Working through self-doubt and feelings of unworthiness

“Entangled in the trance of unworthiness” we accept that anxiety and self-doubt are part of our daily experience.* Life can be beautiful, but the voice in our heads tells us that we can’t be too happy. If so, things might go badly. There is a struggle with feeling guilty and unworthy of such luck. And by giving into such thoughts we stopped experiencing the here and now.
But… What comes after we have recockgnized such a tendency in ourselves?


Practice compassion, for yourself and others. With compassion, we honour the present moment. (Who are we to judge good and bad anyway?)
With compassion in our hearts we can see the depth and beauty of each moment.


During the act of reflection or meditation, we might encounter painful thoughts, feelings or memories. And even if we don’t understand that pain on a mental level, what we can do is sit with it. Working through our pain might begin with accepting it – looking deep and breathing calmly. Pain can also be a teacher, showing us our wounds and pointing out where we need to start working for spiritual growth. Going through the pain can be a cleansing and balancing experience.

Now, you might wonder how awareness, compassion and pain relate to a happy life. I believe that through spiritual work we free ourselves from self-made boundaries. Boundaries that tell us “we should be this or that”. It is okay to be all shades of yourself and enjoy yourself and life fully.

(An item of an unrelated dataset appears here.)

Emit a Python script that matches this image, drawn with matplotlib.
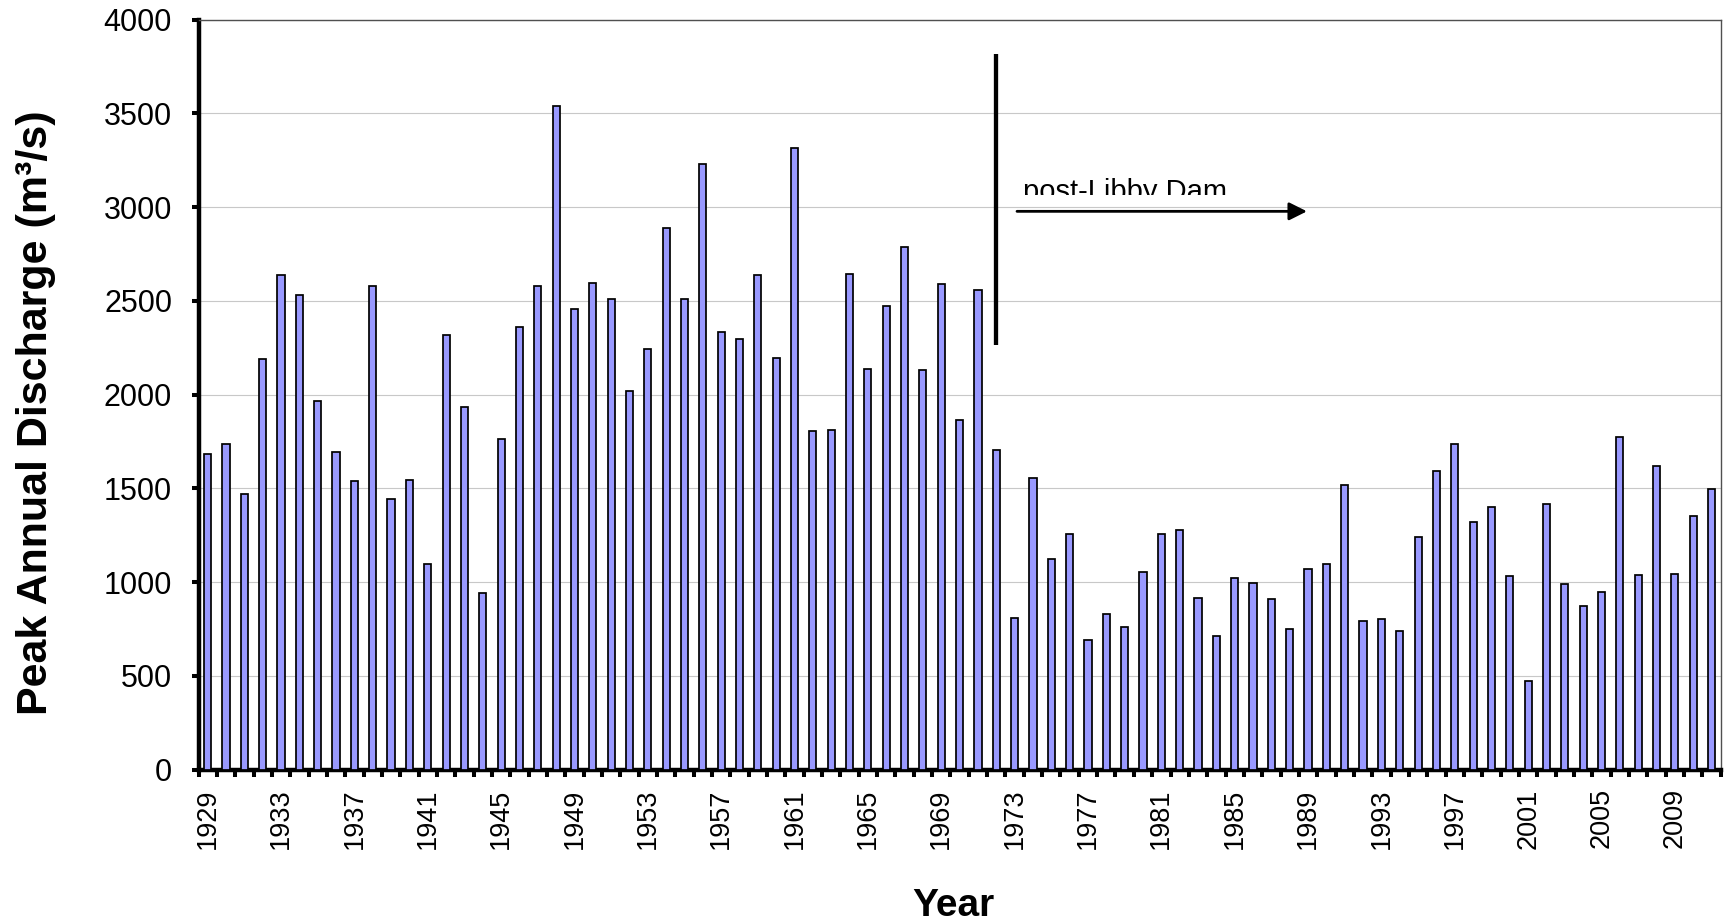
import matplotlib
matplotlib.use("Agg")
import matplotlib.pyplot as plt
from matplotlib.transforms import Bbox, TransformedBbox
import numpy as np

plt.rcParams['font.family'] = ['Liberation Sans', 'DejaVu Sans']

years = list(range(1929, 2012))
discharge = [
    1683, 1734, 1470, 2187, 2639, 2529, 1964, 1692, 1537, 2581,
    1445, 1544, 1097, 2320, 1933, 942, 1764, 2360, 2581, 3539,
    2458, 2595, 2510, 2018, 2245, 2888, 2511, 3230, 2332, 2297,
    2639, 2195, 3314, 1803, 1812, 2644, 2137, 2470, 2786, 2133,
    2589, 1862, 2556, 1702, 807, 1557, 1125, 1257, 692, 829,
    759, 1052, 1258, 1278, 916, 710, 1022, 994, 909, 749,
    1068, 1095, 1518, 793, 804, 740, 1241, 1592, 1738, 1322,
    1399, 1031, 473, 1417, 989, 871, 946, 1773, 1036, 1621,
    1042, 1353, 1496,
]
label_years = list(range(1929, 2012, 4))
dam_year = 1972
annotation_text = "post-Libby Dam"

W, H = 1729, 923
fig = plt.figure(figsize=(W / 100, H / 100), dpi=100)
left, right, top, bottom = 198.5, 1720.7, 19.5, 769.6
ax = fig.add_axes([left / W, 1 - bottom / H, (right - left) / W, (bottom - top) / H])

x = np.arange(len(years))
ax.bar(x, discharge, width=0.39, color='#9999FF', edgecolor='black', linewidth=1.25, zorder=3)

ax.set_xlim(-0.5, len(years) - 0.5)
ax.set_ylim(0, 4000)
ax.set_yticks(np.arange(0, 4001, 500))
ax.yaxis.grid(True, color='#c8c8c8', linewidth=0.8)
ax.set_axisbelow(True)

idx = [years.index(y) for y in label_years]
ax.set_xticks(idx)
ax.set_xticklabels([str(y) for y in label_years], rotation=90, fontsize=19.5)
ax.set_xticks(np.arange(-0.5, len(years)), minor=True)
ax.tick_params(axis='x', which='major', length=0, pad=13.5)
ax.tick_params(axis='x', which='minor', length=5, width=2.9, direction='out', color='black')
ax.tick_params(axis='y', which='major', length=5, width=2.9, direction='out', pad=14, labelsize=22)

for s in ['left', 'bottom']:
    ax.spines[s].set_linewidth(3.2)
    ax.spines[s].set_color('black')
for s in ['top', 'right']:
    ax.spines[s].set_linewidth(1.0)
    ax.spines[s].set_color('#505050')

# dam marker
xd = years.index(dam_year)
ax.plot([xd, xd], [2262, 3818], color='black', linewidth=3.1, zorder=4, solid_capstyle='butt')
ax.annotate('', xy=(xd + 16.94, 2977), xytext=(xd + 1.13, 2977),
            arrowprops=dict(arrowstyle='-|>,head_length=0.4,head_width=0.2',
                            mutation_scale=27, lw=2.0, color='black',
                            shrinkA=0, shrinkB=0), zorder=4)
t = ax.text(xd + 1.46, 3039, annotation_text, fontsize=21, ha='left', va='baseline', zorder=4)
t.set_clip_box(TransformedBbox(Bbox([[xd + 0.5, 3062], [xd + 25, 3600]]), ax.transData))
t.set_clip_on(True)

fig.text(36 / W, 1 - 412.5 / H, 'Peak Annual Discharge (m³/s)', rotation=90,
         ha='center', va='center', fontsize=31, fontweight='bold')
fig.text(953.5 / W, 1 - 916 / H, 'Year', ha='center', va='baseline',
         fontsize=28, fontweight='bold')

fig.savefig('out.png', dpi=100, facecolor='white')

In conclusion, with the tendency of not feeling good enough:

1. Awareness & compassion can gently guide us towards understanding.
2. Painful experiences are part of the way and by breathing and giving them space, they become less painful.
3. Your spiritual growth can also guide you towards enjoying life more: And by bringing that sparkle and light into your life, you cannot only be there for yourself but also for others.

That’s it for today. What are your thoughts on this topic? I am always grateful for honest feedback. xx Marie

*Inspiration for this article comes from the book “Radical acceptance” by Tara Brach.